Published texts must contain at least one <imprint> element,
which can contain the following elements:
- <publisher>
proper name of a person, place or institution.
- type
- categorises the name. Legal values are:
- PERSON name of a person
- PLACE name of a place
- ORG name of an organization article in a periodical
- <date>
a calendar date in any format.
- value
- specifies standard value for this date in ISO 8601 format
- <pubPlace>
place of publication for a book, article, etc.
The
<analytic> element is used when multiple monographic records are
grouped together into single items. When the item described by a bibliographic
citation forms a part of some other bibliographic item (as, for example, a
newspaper article within a newspaper, or a journal article within a
collection), a monographic description should be given for the newspaper or
collection, prefixed by an analytic description for the individual component,
enclosed within an <analytic> element. This contains a mixture of
the elements <author> <respStmt> and
<title> in any order and repeated as necessary.
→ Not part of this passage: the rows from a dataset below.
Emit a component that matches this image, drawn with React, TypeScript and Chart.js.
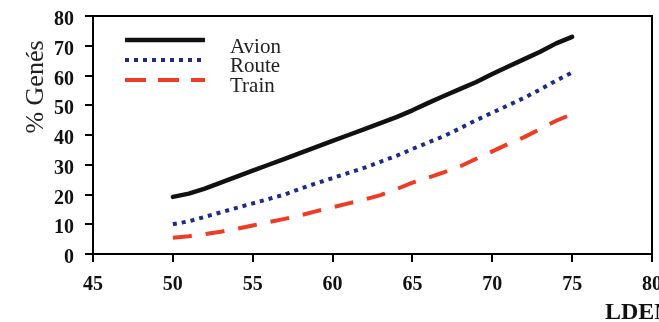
import React, { useEffect, useRef } from "react";
import { Chart, registerables } from "chart.js";

Chart.register(...registerables);

const lden = [50, 51, 52, 53, 54, 55, 56, 57, 58, 59, 60, 61, 62, 63, 64, 65, 66, 67, 68, 69, 70, 71, 72, 73, 74, 75];
const avion = [19.2, 20.3, 22, 24, 26, 28, 30, 32, 34, 36, 38, 40, 42, 44, 46, 48.3, 50.8, 53.2, 55.5, 57.8, 60.5, 63, 65.5, 68, 70.8, 73];
const route = [10, 11, 12.5, 14, 15.5, 17, 18.5, 20, 22, 23.8, 25.5, 27.3, 29, 31, 33, 35.3, 37.5, 39.7, 42.3, 45, 47.5, 50, 52.5, 55.3, 58.3, 61];
const train = [5.5, 6, 6.7, 7.5, 8.5, 9.6, 10.7, 11.8, 13, 14.4, 15.7, 17, 18.3, 19.8, 21.8, 24, 25.7, 27.5, 29.5, 32, 34.5, 37, 39.3, 42, 44.8, 47];
const seriesNames = ["Avion", "Route", "Train"];
const xTicks = [45, 50, 55, 60, 65, 70, 75, 80];
const yTicks = [0, 10, 20, 30, 40, 50, 60, 70, 80];
const xTitle = "LDEN";
const yTitle = "% Genés";

const SERIF = "'Liberation Serif', 'Times New Roman', serif";

const boxPlugin = {
  id: "boxPlugin",
  afterDraw(chart: any) {
    const { ctx, chartArea } = chart;
    ctx.save();
    ctx.strokeStyle = "#000";
    ctx.lineWidth = 2;
    ctx.beginPath();
    ctx.moveTo(chartArea.left - 8, chartArea.top);
    ctx.lineTo(chartArea.right, chartArea.top);
    ctx.lineTo(chartArea.right, chartArea.bottom);
    ctx.stroke();
    // legend inside the plot
    const ys = [40, 60, 80];
    const textYs = [53, 72, 92];
    chart.data.datasets.forEach((ds: any, i: number) => {
      ctx.save();
      ctx.strokeStyle = ds.borderColor;
      ctx.lineWidth = ds.borderWidth;
      ctx.setLineDash(i === 2 ? [21, 12] : ds.borderDash || []);
      ctx.lineCap = "butt";
      ctx.beginPath();
      ctx.moveTo(125, ys[i]);
      ctx.lineTo(205, ys[i]);
      ctx.stroke();
      ctx.restore();
      ctx.fillStyle = "#222";
      ctx.font = `21px ${SERIF}`;
      ctx.textBaseline = "alphabetic";
      ctx.textAlign = "left";
      ctx.fillText(ds.label, 230, textYs[i]);
    });
    // x axis title
    ctx.fillStyle = "#111";
    ctx.font = `bold 24px ${SERIF}`;
    ctx.textBaseline = "alphabetic";
    ctx.textAlign = "left";
    ctx.fillText(xTitle, 605, 319);
    // y axis title
    ctx.save();
    ctx.translate(36, 87);
    ctx.rotate(-Math.PI / 2);
    ctx.fillStyle = "#222";
    ctx.font = `26px ${SERIF}`;
    ctx.textAlign = "center";
    ctx.textBaseline = "middle";
    ctx.fillText(yTitle, 0, 0);
    ctx.restore();
    ctx.restore();
  },
};

export default function App() {
  const ref = useRef<HTMLCanvasElement>(null);
  useEffect(() => {
    const toXY = (arr: number[]) => arr.map((v, i) => ({ x: lden[i], y: v }));
    const chart = new Chart(ref.current!, {
      type: "line",
      data: {
        datasets: [
          { label: seriesNames[0], data: toXY(avion), borderColor: "#111", borderWidth: 4.5, pointRadius: 0, borderCapStyle: "round", borderJoinStyle: "round", tension: 0 },
          { label: seriesNames[1], data: toXY(route), borderColor: "#1c2a8c", borderWidth: 4, borderDash: [4, 5], pointRadius: 0, tension: 0 },
          { label: seriesNames[2], data: toXY(train), borderColor: "#ee3b24", borderWidth: 4, borderDash: [19, 14], pointRadius: 0, tension: 0 },
        ],
      },
      options: {
        animation: false,
        responsive: false,
        maintainAspectRatio: false,
        layout: { padding: { top: 16, right: 7, left: 0, bottom: 0 } },
        plugins: { legend: { display: false }, tooltip: { enabled: false } },
        scales: {
          x: {
            type: "linear",
            min: 45,
            max: 80,
            afterBuildTicks: (scale: any) => {
              scale.ticks = xTicks.map((v) => ({ value: v }));
            },
            afterFit: (scale: any) => {
              scale.height = 68;
              scale.paddingLeft = 0;
              scale.paddingRight = 0;
            },
            ticks: { color: "#111", font: { family: SERIF, size: 20, weight: "bold" }, padding: 11, maxRotation: 0, autoSkip: false },
            grid: { drawOnChartArea: false, drawTicks: true, tickLength: 8, color: "#000", lineWidth: 2 },
            border: { display: true, color: "#000", width: 2 },
          },
          y: {
            min: 0,
            max: 80,
            afterBuildTicks: (scale: any) => {
              scale.ticks = yTicks.map((v) => ({ value: v }));
            },
            afterFit: (scale: any) => {
              scale.width = 93;
              scale.paddingTop = 0;
              scale.paddingBottom = 0;
            },
            ticks: { color: "#111", font: { family: SERIF, size: 20, weight: "bold" }, padding: 11, labelOffset: 4, autoSkip: false },
            grid: { drawOnChartArea: false, drawTicks: true, tickLength: 8, color: "#000", lineWidth: 2 },
            border: { display: true, color: "#000", width: 2 },
          },
        },
      },
      plugins: [boxPlugin],
    });
    return () => chart.destroy();
  }, []);
  return (
    <div style={{ position: "fixed", left: 0, top: 0, width: 659, height: 322, background: "#fff" }}>
      <canvas ref={ref} width={659} height={322} style={{ display: "block" }} />
    </div>
  );
}
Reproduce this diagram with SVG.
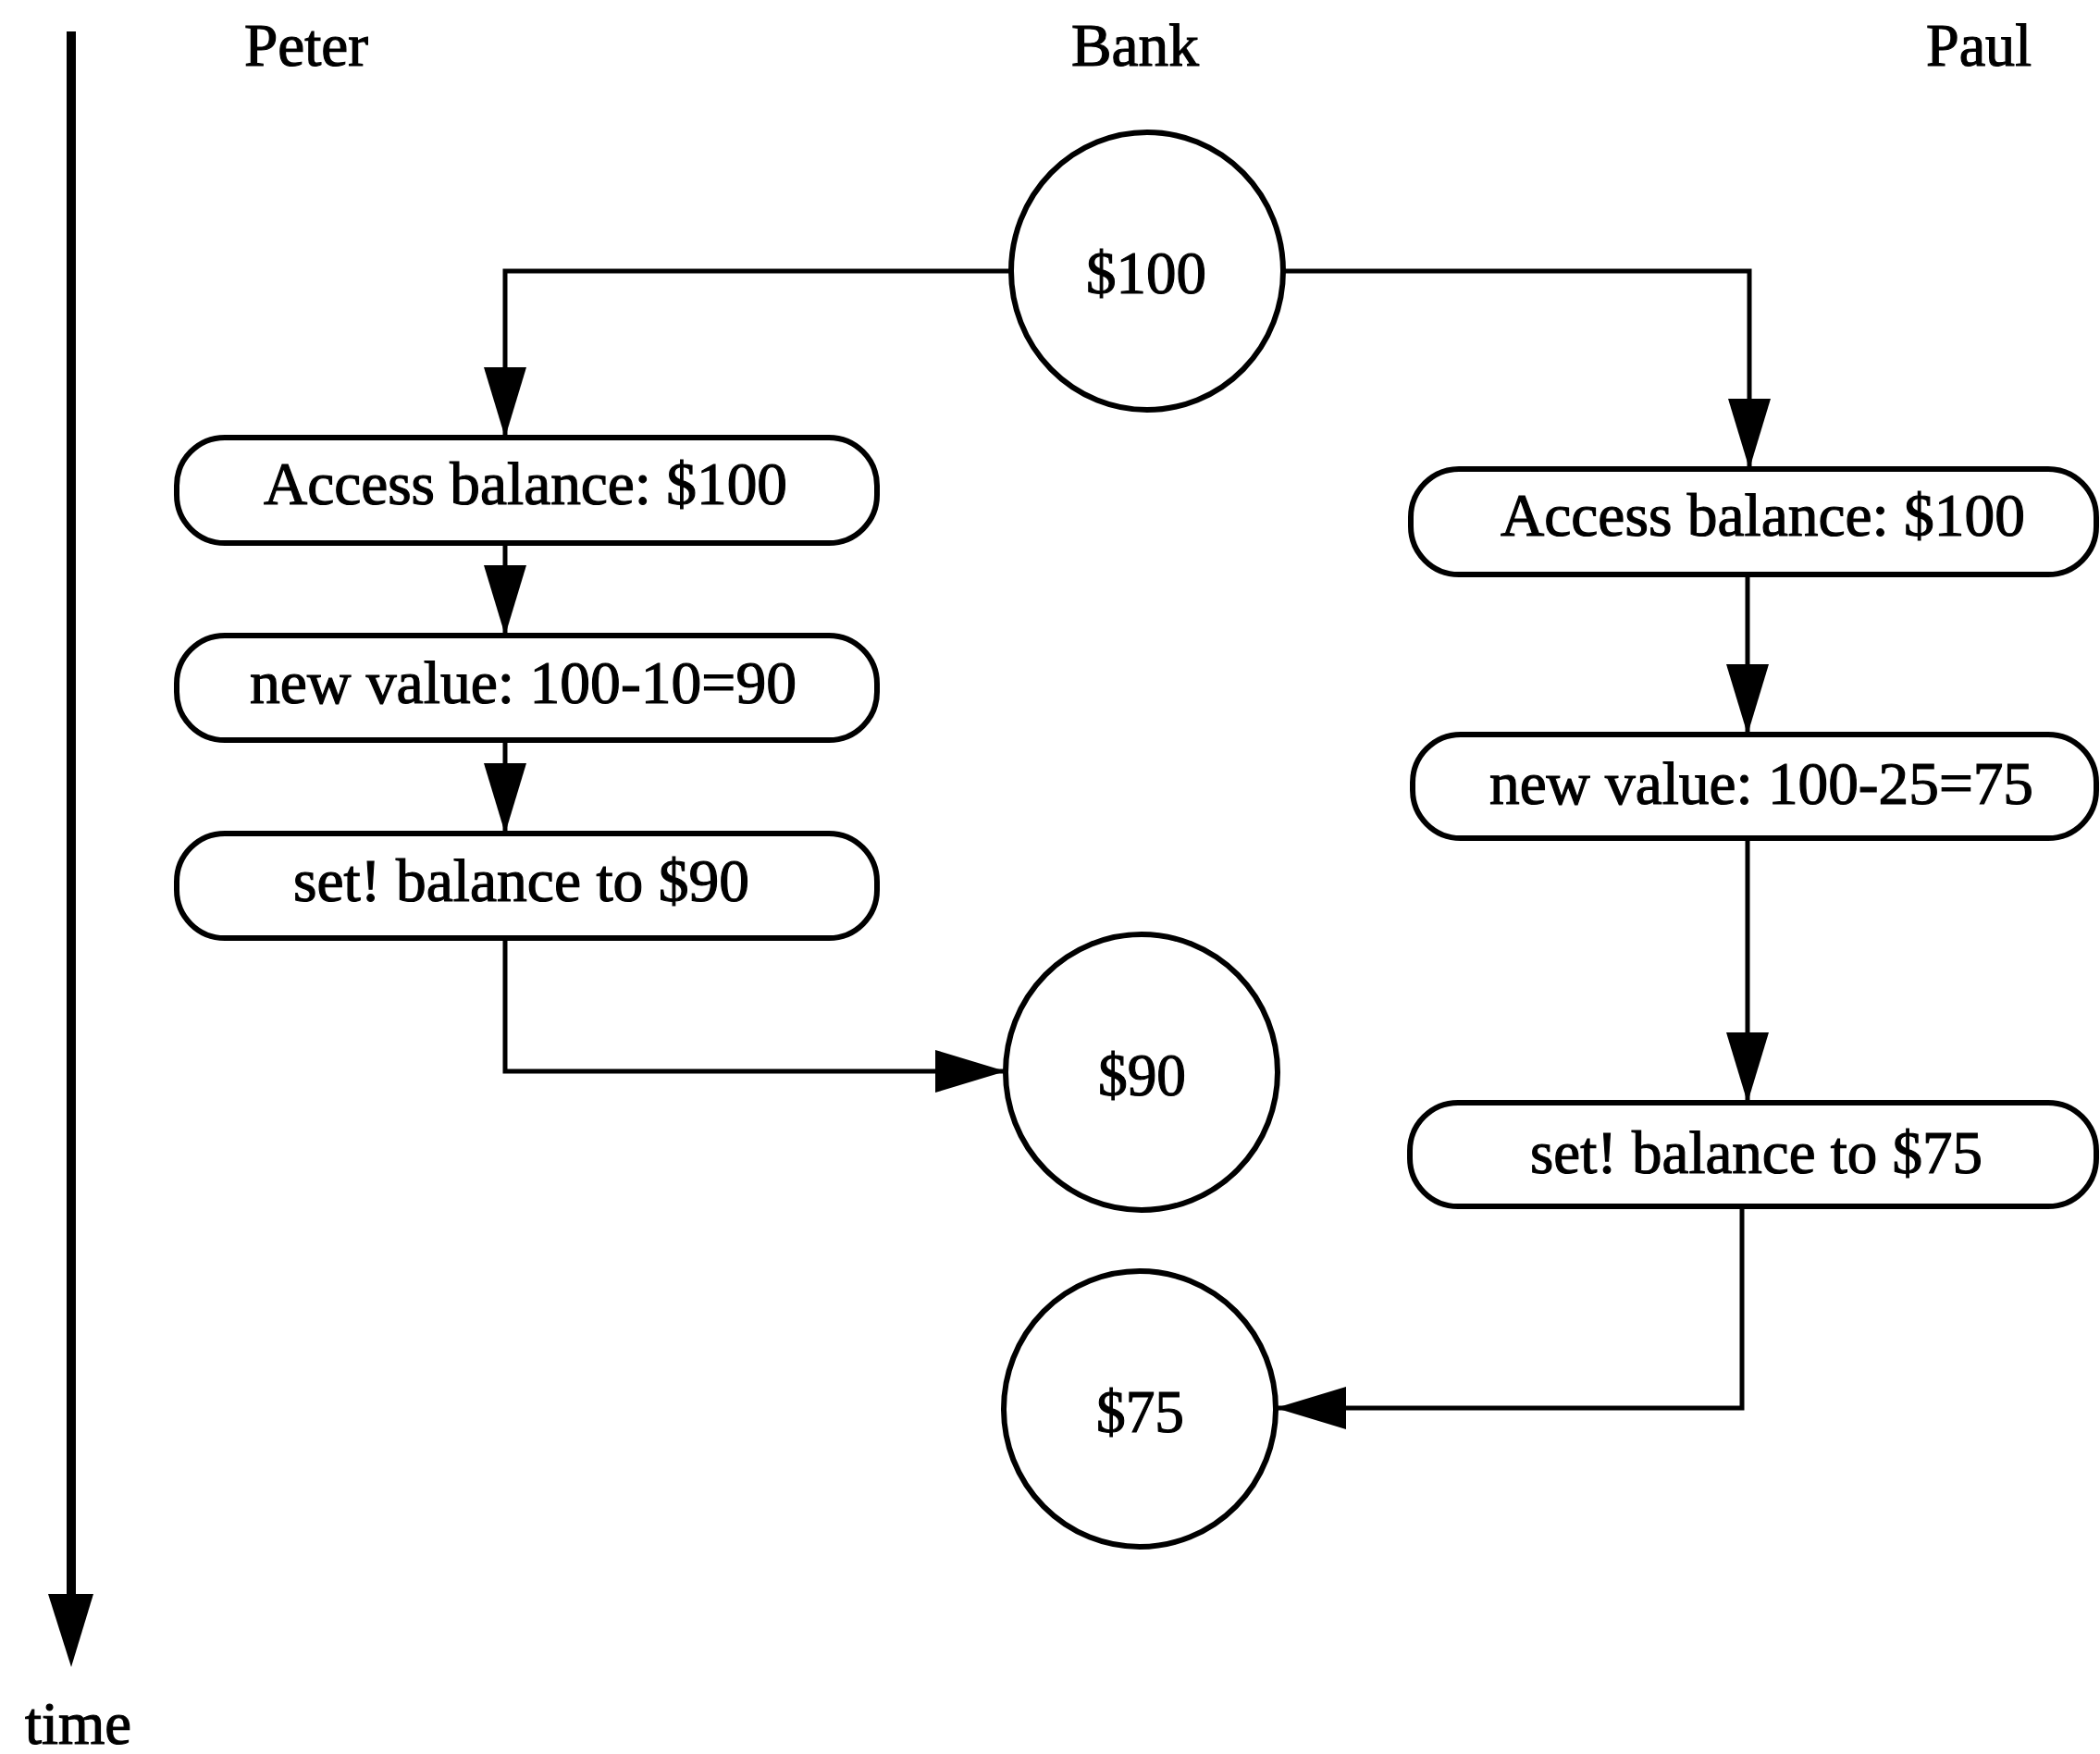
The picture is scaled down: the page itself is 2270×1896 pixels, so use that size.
<svg xmlns="http://www.w3.org/2000/svg" width="2270" height="1896" viewBox="0 0 2270 1896">
<style>
  text { font-family: "Liberation Serif", "Times New Roman", serif; font-size: 66px; fill: #000; stroke: #000; stroke-width: 1.2; }
  .box { fill: #fff; stroke: #000; stroke-width: 6; }
  .conn { fill: none; stroke: #000; stroke-width: 5; marker-end: url(#ah); }
</style>
<defs>
  <marker id="ah" markerUnits="userSpaceOnUse" markerWidth="80" markerHeight="50" refX="76" refY="23" orient="auto" viewBox="0 0 80 46">
    <path d="M0,0 L76,23 L0,46 z" fill="#000"/>
  </marker>
</defs>
<rect width="2270" height="1896" fill="#fff"/>

<g id="time-axis">
  <line x1="77" y1="34" x2="77" y2="1728" stroke="#000" stroke-width="10"/>
  <polygon points="52,1723 101,1723 77,1802" fill="#000"/>
  <text x="27" y="1885" textLength="115" lengthAdjust="spacingAndGlyphs">time</text>
</g>

<g id="labels">
  <text id="label-peter" x="264" y="71" textLength="134" lengthAdjust="spacingAndGlyphs">Peter</text>
  <text id="label-bank" x="1158" y="71" textLength="138" lengthAdjust="spacingAndGlyphs">Bank</text>
  <text id="label-paul" x="2082" y="71" textLength="114" lengthAdjust="spacingAndGlyphs">Paul</text>
</g>

<g id="connectors">
  <path class="conn" d="M1092,293 H546 V473"/>
  <path class="conn" d="M1388,293 H1891 V507"/>
  <path class="conn" d="M546,587 V687"/>
  <path class="conn" d="M546,800 V901"/>
  <path class="conn" d="M546,1014 V1158 H1087"/>
  <path class="conn" d="M1889,621 V794"/>
  <path class="conn" d="M1889,906 V1192"/>
  <path class="conn" d="M1883,1304 V1522 H1379"/>
</g>

<g id="bank-100">
  <ellipse class="box" cx="1240" cy="293" rx="147" ry="150"/>
  <text x="1174" y="317" textLength="130" lengthAdjust="spacingAndGlyphs">$100</text>
</g>
<g id="peter-access">
  <rect class="box" x="191" y="473" width="757" height="114" rx="52"/>
  <text x="285" y="545" textLength="566" lengthAdjust="spacingAndGlyphs">Access balance: $100</text>
</g>
<g id="peter-new">
  <rect class="box" x="191" y="687" width="757" height="113" rx="52"/>
  <text x="270" y="760" textLength="591" lengthAdjust="spacingAndGlyphs">new value: 100-10=90</text>
</g>
<g id="peter-set">
  <rect class="box" x="191" y="901" width="757" height="113" rx="52"/>
  <text x="317" y="974" textLength="493" lengthAdjust="spacingAndGlyphs">set! balance to $90</text>
</g>
<g id="paul-access">
  <rect class="box" x="1525" y="507" width="741" height="114" rx="52"/>
  <text x="1622" y="579" textLength="567" lengthAdjust="spacingAndGlyphs">Access balance: $100</text>
</g>
<g id="paul-new">
  <rect class="box" x="1527" y="794" width="739" height="112" rx="52"/>
  <text x="1610" y="869" textLength="588" lengthAdjust="spacingAndGlyphs">new value: 100-25=75</text>
</g>
<g id="paul-set">
  <rect class="box" x="1524" y="1192" width="742" height="112" rx="52"/>
  <text x="1654" y="1268" textLength="489" lengthAdjust="spacingAndGlyphs">set! balance to $75</text>
</g>
<g id="bank-90">
  <ellipse class="box" cx="1234" cy="1159" rx="147" ry="149"/>
  <text x="1187" y="1184" textLength="95" lengthAdjust="spacingAndGlyphs">$90</text>
</g>
<g id="bank-75">
  <ellipse class="box" cx="1232" cy="1523" rx="147" ry="149"/>
  <text x="1185" y="1548" textLength="95" lengthAdjust="spacingAndGlyphs">$75</text>
</g>
</svg>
The second major component of the header, the encoding description, contains
information about the relationship between an encoded text and its original
source and describes the editorial and other principles employed throughout the
corpus.
The <encodingDesc> element has the following six components:
- <projectDesc>
describes in detail the purpose for which an electronic file
was encoded.
- <samplingDecl>
contains a prose description of the rationale and methods used in
sampling texts in the creation of the corpus.
- <editorialDecl>
provides details of editorial principles and practices applied
during the encoding of a text.
- <tagsDecl>
provides detailed information about the tagging applied to an SGML
document.
- <refsDecl>
specifies how canonical references are constructed for this text.
- <classDecl>
contains a series of <category> elements, defining the
classification codes used for texts within the corpus.
This element provides information about the project for and by which the text or corpus was created, together with any other relevant information concerning the
process by which it was assembled or collected. The content of this element is an unstructured note. Example:
<projectDesc>
The MULTEXT project is assembling a corpus consisting of
mono-lingual texts in seven Eastern and Western European
languages, together with parallel translations in each of
these languages. The original texts were acquired in various
forms and marked up for conformance with the MULTEXT/EAGLES
Corpus Encoding Standard, to test and validate that scheme.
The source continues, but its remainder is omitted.